Vampires have existed alongside humanity since the dawn of time – a separate, nocturnal race of predators, building vast hives in service of their queen. For millenia, mankind has waged war against the vampire menace, and now, for the first time in history, there is peace.
Vampires exist only in reservations and will never emerge to menace us again. Priests – super-powered vampire slayers – have been forcibly retired. Humanity is safe and sound in vast cities protected by a benevolent ecclesiarchy that only limits freedom and does dystopic stuff for the good of the citizenry.
Obviously, everything is about to go horribly wrong.
Paul Bettany plays a priest who goes back into the wasteland when vampires kidnap his niece. This is a dark fantasy Western set in the future with evils Catholics and egg-trains and super bikes and six-shooters and ninjas. I enjoyed it greatly.
“Western but with monsters” is always a fun aesthetic, and this film plays that absolutely straight. Everything is awesome and dramatic, with long flapping coats and wide-angle shots of desolation. Based on the animated intro, I assumed that the film was based on a comic, which turns out to be correct. If you are familiar with any dark fantasy comic ever made, then you will immediately understand the aesthetic.
The plot is complicated, albeit thin.
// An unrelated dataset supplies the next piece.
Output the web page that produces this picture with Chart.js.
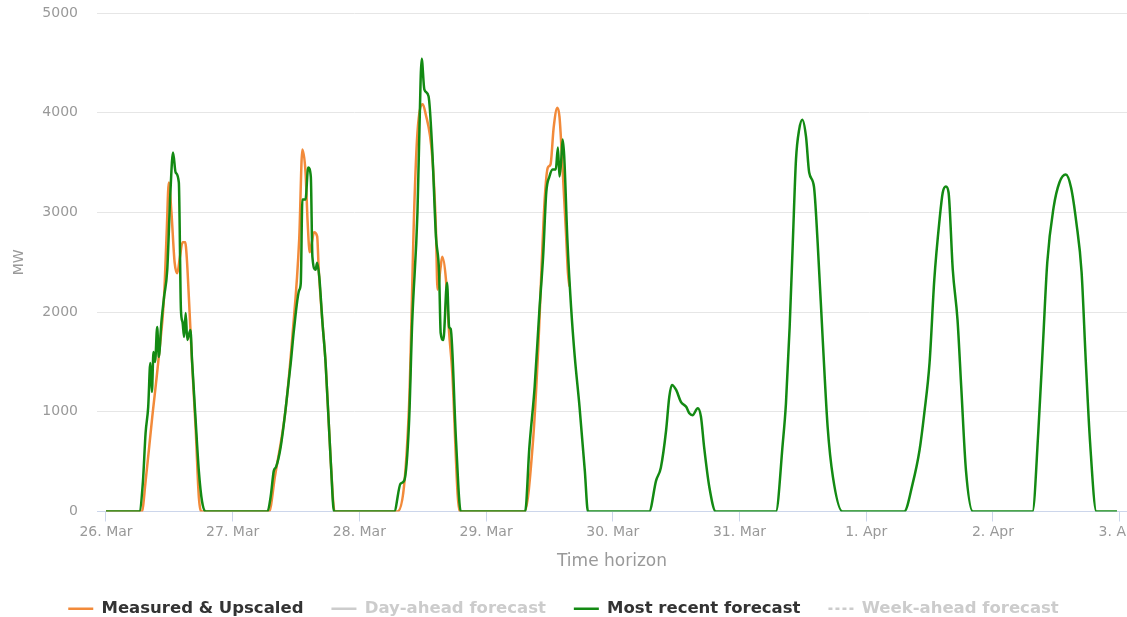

A lot of stuff happens, and there are hints at a wider world, but nothing is explored in much detail, and the narrative wraps up before it should. The running time is just below an hour and a half, but it feels shorter than that.
The acting is not stellar – Paul Bettany over-acts quite a lot, and he’s normally better than that. That’s okay though, because this is a film you watch for the action, not the character development. There’s lots of action – lots of jumping and punching and being kicked backwards off a train or pulling out a strange and elaborate weapon to destroy and enemy before posing dramatically. It’s fun.
There are hints of depth to the narrative – depth that doesn’t really belong in such a film, even as little-developed as it is here. The oppressive religion is very clearly a version of Catholicism, which is more specific than you normally get with dystopic churches, and the film tries to make a point about freedom and faith. Similarly, there are echoes of colonialism in the treatment of the vampires – we are asked to question how we treat them, though that is immediately followed by them being mindless monsters. I appreciated the effort put in to having themes and messages, but they aren’t detailed enough to come off.
Overall, this is an entertaining film with lots going on. It’s not particularly great, but it’s very watchable.